The idea of the victim being offered on the principle of a life for a life is illustrated by a custom at Marseilles in time of pestilence. One of the poorer classes offered himself to be kept at the public expense for some time. He was then led in procession, clad in sacred boughs, and solemnly cursed, and prayer was made that on him might fall the evils of the community. Then he was cast headlong down. Here the victim stood for the lives of the city and was a kind of scape-victim, like those at the Thargelia.[795]

Human victims were also offered by way of thanksgiving after victory, and vows were often made before a battle, promising these as well as part of the spoil. For this reason the Celts would never ransom their captives, but offered them in sacrifice, animals captured being immolated along with them.[796] The method of sacrifice was slaughter by sword or spear, hanging, impaling, dismembering, and drowning. Some gods were propitiated by one particular mode of sacrifice—Taranis by burning, Teutates by suffocation, Esus (perhaps a tree-god) by hanging on a tree. Drowning meant devoting the victim to water-divinities.[797]

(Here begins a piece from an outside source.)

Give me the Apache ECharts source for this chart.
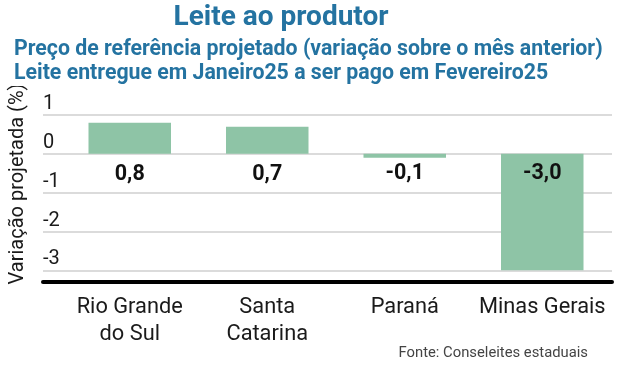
<!DOCTYPE html>
<html><head><meta charset="utf-8">
<script src="https://cdn.jsdelivr.net/npm/echarts@6/dist/echarts.min.js"></script>
<style>html,body{margin:0;padding:0;background:#fff}#c{width:630px;height:365px}</style>
</head><body><div id="c"></div>
<script>
const categories = ['Rio Grande\ndo Sul', 'Santa\nCatarina', 'Paraná', 'Minas Gerais'];
const values = [0.8, 0.7, -0.1, -3.0];
const labelTexts = ['0,8', '0,7', '-0,1', '-3,0'];
const titleText = 'Leite ao produtor';
const subtitle1 = 'Preço de referência projetado (variação sobre o mês anterior)';
const subtitle2 = 'Leite entregue em Janeiro25 a ser pago em Fevereiro25';
const yName = 'Variação projetada (%)';
const sourceText = 'Fonte: Conseleites estaduais';

const FONT = 'Roboto';
const BLUE = '#2473a1';
const chart = echarts.init(document.getElementById('c'));
const yMin = -3.3, yMax = 1;

chart.setOption({
  animation: false,
  textStyle: {fontFamily: FONT},
  grid: [
    {left: 43, right: 18, top: 115, bottom: 83},
    {left: 61, right: 19, top: 115, bottom: 83}
  ],
  xAxis: [
    {type: 'category', gridIndex: 0, data: [''], axisLine: {show: true, onZero: false, lineStyle: {color: '#000', width: 4}},
     axisTick: {show: false}, axisLabel: {show: false}},
    {type: 'category', gridIndex: 1, data: categories, axisLine: {show: false}, axisTick: {show: false},
     axisLabel: {interval: 0, fontSize: 21.8, color: '#1a1a1a', margin: 12, lineHeight: 27, fontFamily: FONT}}
  ],
  yAxis: [
    {type: 'value', gridIndex: 0, min: yMin, max: yMax, splitNumber: 5,
     axisLine: {show: false}, axisTick: {show: false},
     splitLine: {show: true, lineStyle: {color: '#cfcfcf', width: 1.5}},
     axisLabel: {inside: true, margin: 0, align: 'left', verticalAlign: 'bottom', fontSize: 20, color: '#1a1a1a', padding: [0, 0, 1, 0],
       formatter: v => Math.abs(v - Math.round(v)) < 1e-6 ? String(Math.round(v)) : ''}},
    {type: 'value', gridIndex: 1, min: yMin, max: yMax, show: false}
  ],
  series: [{
    type: 'bar', xAxisIndex: 1, yAxisIndex: 1, barWidth: '60%',
    itemStyle: {color: '#8ec4a6'},
    data: values.map((v, i) => ({
      value: v,
      label: {
        show: true,
        position: v >= 0 ? 'bottom' : (v > -0.5 ? 'bottom' : 'insideTop'),
        distance: v >= 0 ? 10 : (v > -0.5 ? 5 : 9),
        formatter: labelTexts[i],
        fontSize: 21.5, fontWeight: 'bold', color: '#111', fontFamily: FONT
      }
    }))
  }],
  graphic: [
    {type: 'text', x: 18, y: 184, rotation: Math.PI / 2, z: 1,
     style: {text: yName, fontSize: 20, fill: '#1a1a1a', align: 'center', verticalAlign: 'middle', fontFamily: FONT}},
    {type: 'text', x: 281, y: 18, z: 10,
     style: {text: titleText, fontSize: 28, fontWeight: 'bold', fill: BLUE, align: 'center', verticalAlign: 'middle', fontFamily: FONT}},
    {type: 'text', x: 14, y: 50, z: 10,
     style: {text: subtitle1, fontSize: 21.3, fontWeight: 'bold', fill: BLUE, align: 'left', verticalAlign: 'middle', fontFamily: FONT}},
    {type: 'text', x: 12, y: 74, z: 10,
     style: {text: subtitle2, fontSize: 21.3, fontWeight: 'bold', fill: BLUE, align: 'left', verticalAlign: 'middle', fontFamily: FONT,
       backgroundColor: '#fff', padding: [0, 2, 3, 2]}},
    {type: 'text', x: 588, y: 353, z: 10,
     style: {text: sourceText, fontSize: 14.8, fill: '#444', align: 'right', verticalAlign: 'middle', fontFamily: FONT}}
  ]
});
</script></body></html>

Other propitiatory sacrifices took place at intervals, and had a general or tribal character, the victims being criminals or slaves or even members of the tribe. The sacrificial pile had the rude outline of a human form, the limbs of osier, enclosing human as well as some animal victims, who perished by fire. Diodorus says that the victims were malefactors who had been kept in prison for five years, and that some of them were impaled.[798] This need not mean that the holocausts were quinquennial, for they may have been offered yearly, at Midsummer, to judge by the ritual of modern survivals.[799] The victims perished in that element by which the sun-god chiefly manifested himself, and by the sacrifice his powers were augmented, and thus growth and fertility were promoted. These holocausts were probably extensions of an earlier slaying of a victim representing the spirit of vegetation, though their value in aiding fertility would be still in evidence. This is suggested by Strabo's words that the greater the number of murders the greater would be the fertility of the land, probably meaning that there would then be more criminals as sacrificial victims.[800] Varro also speaks of human sacrifice to a god equated with Saturn, offered because of all seeds the human race is the best, i.e. human victims are most productive of fertility.[801] Thus, looked at in one way, the later rite was a propitiatory sacrifice, in another it was an act of magico-religious ritual springing from the old rite of the divine victim. But from both points of view the intention was the same—the promotion of fertility in field and fold.

Divination with the bodies of human victims is attested by Tacitus, who says that "the Druids consult the gods in the palpitating entrails of men," and by Strabo, who describes the striking down of the victim by the sword and the predicting of the future from his convulsive movements.[802] To this we shall return.

Human sacrifice in Gaul was put down by the Romans, who were amazed at its extent, Suetonius summing up the whole religion in a phrase—druidarum religionem diræ immanitatis.[803] By the year 40 A.D. it had ceased, though victims were offered symbolically, the Druids pretending to strike them and drawing a little blood from them.[804] Only the pressure of a higher civilisation forced the so-called philosophic Druids to abandon their revolting customs. Among the Celts of Britain human sacrifice still prevailed in 77 A.D.[805] Dio Cassius describes the refinements of cruelty practised on female victims (prisoners of war) in honour of the goddess Andrasta—their breasts cut off and placed over their mouths, and a stake driven through their bodies, which were then hung in the sacred grove.[806] Tacitus speaks of the altars in Mona (Anglesey) laved with human blood. As to the Irish Celts, patriotic writers have refused to believe them guilty of such practices,[807] but there is no a priori reason which need set them apart from other races on the same level of civilisation in this custom. The Irish texts no doubt exaggerate the number of the victims, but they certainly attest the existence of the practice. From the Dindsenchas, which describes many archaic usages, we learn that "the firstlings of every issue and the chief scions of every clan" were offered to Cromm Cruaich—a sacrifice of the first-born,—and that at one festival the prostrations of the worshippers were so violent that three-fourths of them perished, not improbably an exaggerated memory of orgiastic rites.[808] Dr. Joyce thinks that these notices are as incredible as the mythic tales in the Dindsenchas. Yet the tales were doubtless quite credible to the pagan Irish, and the ritual notices are certainly founded on fact. Dr. Joyce admits the existence of foundation sacrifices in Ireland, and it is difficult to understand why human victims may not have been offered on other occasions also.

The purpose of the sacrifice, namely, fertility, is indicated in the poetical version of the cult of Cromm—

"Milk and corn

They would ask from him speedily,

In return for one-third of their healthy issue."[809]